Regarding ex vivo studies, opportunities exist for unraveling the ontogeny of drug disposition on the level of protein/mRNA expression in ‘fresh’ tissue instead of post-mortem tissue. These include the use of organoids that represent three-dimensional culture systems in which stem cells grow and represent the native physiology of the cells in vivo. [87] When using tissue-derived hepatic, renal or intestinal stem cells from children, the organoid may reflect the pediatric native physiology and allow to study the expression of transports or drug metabolizing enzymes. Organoids can also be used to unravel regulatory pathways. Two-dimensional models of e.g. intestinal organoids may provide opportunity to study drug metabolism and transporter activity in a situation that even closer resembles the in vivo situation. Another innovative approach could be the use of exosomes, which are circulating extracellular vesicles secreted by organs.[88] These exosomes are present in the blood and contain proteins, mRNA and microRNA derived from the originating organ and can be used to measure transporter and drug metabolizing enzyme expression.[88] It is not known, however, whether organoids and exosomes keep their age-specific properties outside a human body, which is a prerequisite for studying age-related changes in expression/activity of transport and metabolism.

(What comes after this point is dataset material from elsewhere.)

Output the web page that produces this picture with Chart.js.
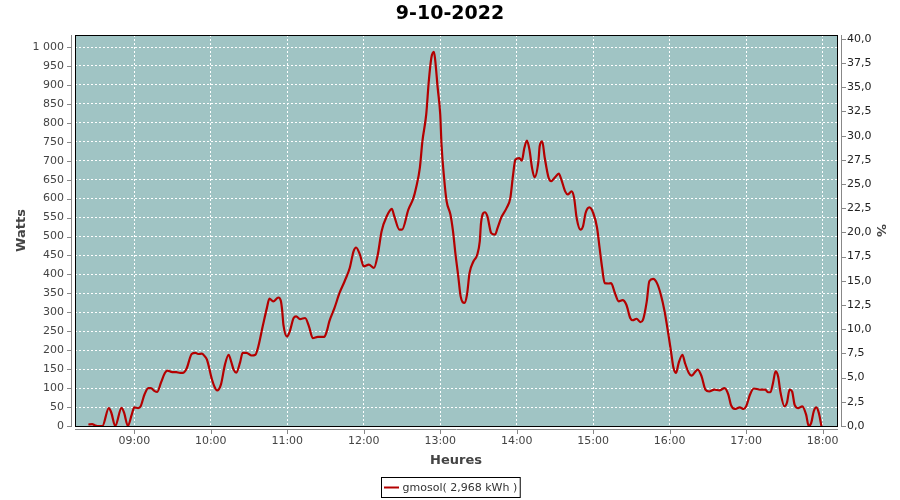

Another approach involves in vivo assessment of drug metabolizing enzyme or transport activity through endogenous substrates as biomarkers, for example 6b-hydroxycortisol or 4b-hydroxycholesterol for assessment of CYP3A activity.[89] Interestingly, studies in adults have identified endogenous substrates as potential markers to phenotype the activity of transporters in vivo , for example thiamine for OCT1 and dehydroepiandrosterone sulfate (DHEAS) for OATP1B1/3.[89] This approach does not require administration of an external marker and the levels could be measured with a single rather than multiple blood draws, thereby overcoming one of the challenges in pediatric research. This approach is not used often yet, as reference values of endogenous substrate levels in children are lacking. These values cannot be simply extrapolated from values in adults, as homeostatic levels in children may differ from those in adults. For example, DHEAS levels at birth are high and decrease drastically over the first month of life, followed by a more progressively decrease until the first 6thmonth of life.[90] Hence, specific reference values for these endogenous substrates for various age groups should be gained first.
Global metabolomics studies can help identify biomarkers for enzymes and transporters, also in a pediatric population. This approach was taken byTay-Sontheimer et al who identified a urinary biomarker to phenotype CYP2D6 activity.[91] Although that specific biomarker was not structurally identified, this example shows that metabolomic methods are useful in revealing biomarkers in children.

Conclusion

To conclude, our understanding of ontogeny of drug metabolism and transport in children has increased, supported by e.g. the expansion of knowledge in the ontogeny of transporters, especially those in the liver and kidney. This increased knowledge has significant implications for understanding drug disposition of substrates in the younger age groups. Pediatric [14C]labeled microdosing and microtracing studies have been shown useful to study the PK of drugs used in children, like AAP and midazolam. Moreover, PBPK modeling helps us understand drug metabolism and transport pathways, and the impact of a change in a certain pathway but should be done carefully until knowledge gaps on ontogeny of drug disposition are filled. These results are of importance for pediatric drug development and current practice with the ultimate aim to improve pediatric drug therapy.